RECORDED INFORMATION —
☆ ☆ ☆
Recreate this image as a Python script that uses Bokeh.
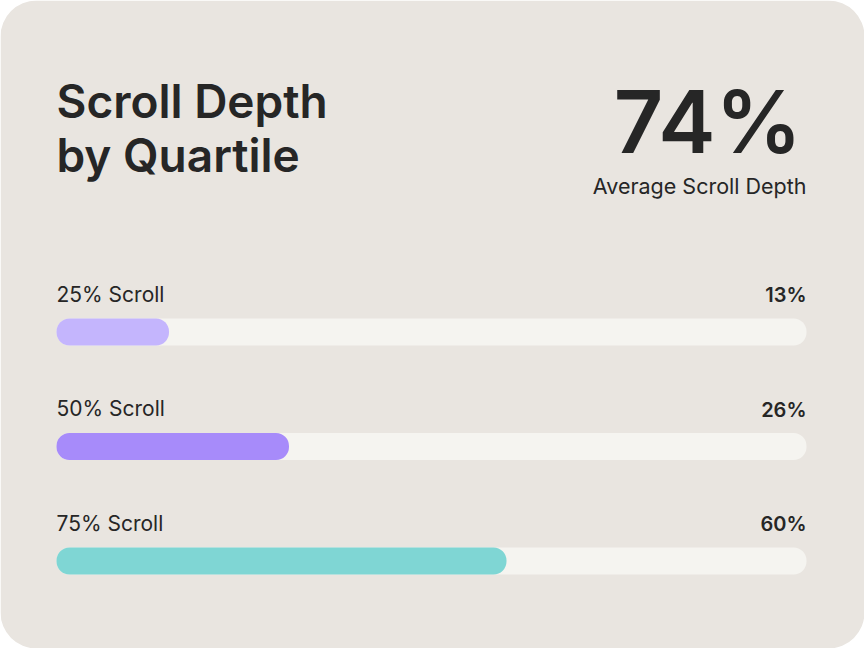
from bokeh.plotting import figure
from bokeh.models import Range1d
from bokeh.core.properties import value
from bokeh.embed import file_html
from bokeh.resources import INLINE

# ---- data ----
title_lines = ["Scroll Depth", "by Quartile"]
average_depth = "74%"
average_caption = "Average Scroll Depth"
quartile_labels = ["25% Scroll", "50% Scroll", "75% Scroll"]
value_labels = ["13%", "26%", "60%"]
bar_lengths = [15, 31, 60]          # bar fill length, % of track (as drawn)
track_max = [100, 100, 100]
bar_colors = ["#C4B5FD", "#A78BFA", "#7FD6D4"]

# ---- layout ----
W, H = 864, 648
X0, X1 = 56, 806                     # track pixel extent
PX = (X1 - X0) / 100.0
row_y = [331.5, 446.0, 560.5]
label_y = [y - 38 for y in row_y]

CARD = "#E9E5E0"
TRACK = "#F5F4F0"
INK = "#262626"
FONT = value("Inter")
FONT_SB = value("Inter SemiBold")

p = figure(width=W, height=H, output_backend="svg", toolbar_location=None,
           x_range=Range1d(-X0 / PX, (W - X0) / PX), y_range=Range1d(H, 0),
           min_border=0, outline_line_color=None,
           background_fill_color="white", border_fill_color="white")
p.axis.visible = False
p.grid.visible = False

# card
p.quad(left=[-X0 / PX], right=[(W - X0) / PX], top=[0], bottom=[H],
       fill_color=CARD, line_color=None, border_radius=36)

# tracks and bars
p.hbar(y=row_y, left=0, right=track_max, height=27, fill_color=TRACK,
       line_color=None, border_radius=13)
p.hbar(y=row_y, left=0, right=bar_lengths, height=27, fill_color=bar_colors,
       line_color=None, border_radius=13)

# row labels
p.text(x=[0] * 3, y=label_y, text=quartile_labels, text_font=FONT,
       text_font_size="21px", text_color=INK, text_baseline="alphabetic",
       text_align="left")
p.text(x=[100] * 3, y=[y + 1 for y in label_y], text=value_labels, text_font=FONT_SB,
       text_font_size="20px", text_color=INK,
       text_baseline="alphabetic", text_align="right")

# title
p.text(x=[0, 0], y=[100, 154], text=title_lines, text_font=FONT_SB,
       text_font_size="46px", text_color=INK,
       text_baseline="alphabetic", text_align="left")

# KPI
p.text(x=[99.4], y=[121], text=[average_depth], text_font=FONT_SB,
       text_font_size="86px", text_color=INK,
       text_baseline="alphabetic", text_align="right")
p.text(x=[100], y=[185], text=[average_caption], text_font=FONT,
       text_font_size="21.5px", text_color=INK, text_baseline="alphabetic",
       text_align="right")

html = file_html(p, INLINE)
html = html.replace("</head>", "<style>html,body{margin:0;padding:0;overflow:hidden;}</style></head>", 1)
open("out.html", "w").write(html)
☆ ☆ ☆
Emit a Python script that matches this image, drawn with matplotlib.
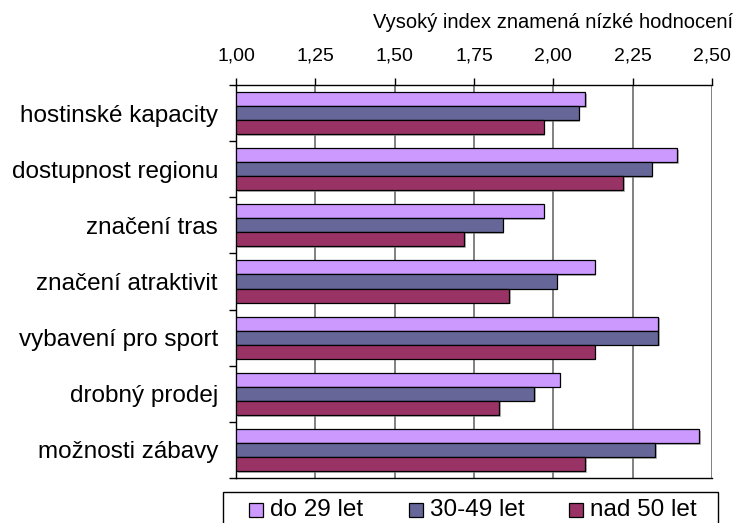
☆ ☆ ☆
WHAT THE TASK ASKS — Everything from the line with "Recreate this image" down to the line with "from bokeh.resources import INLINE" in the data above should be copied exactly, with both end lines kept and the pictures left out.

FULL SOLUTION —
Recreate this image as a Python script that uses Bokeh.
from bokeh.plotting import figure
from bokeh.models import Range1d
from bokeh.core.properties import value
from bokeh.embed import file_html
from bokeh.resources import INLINE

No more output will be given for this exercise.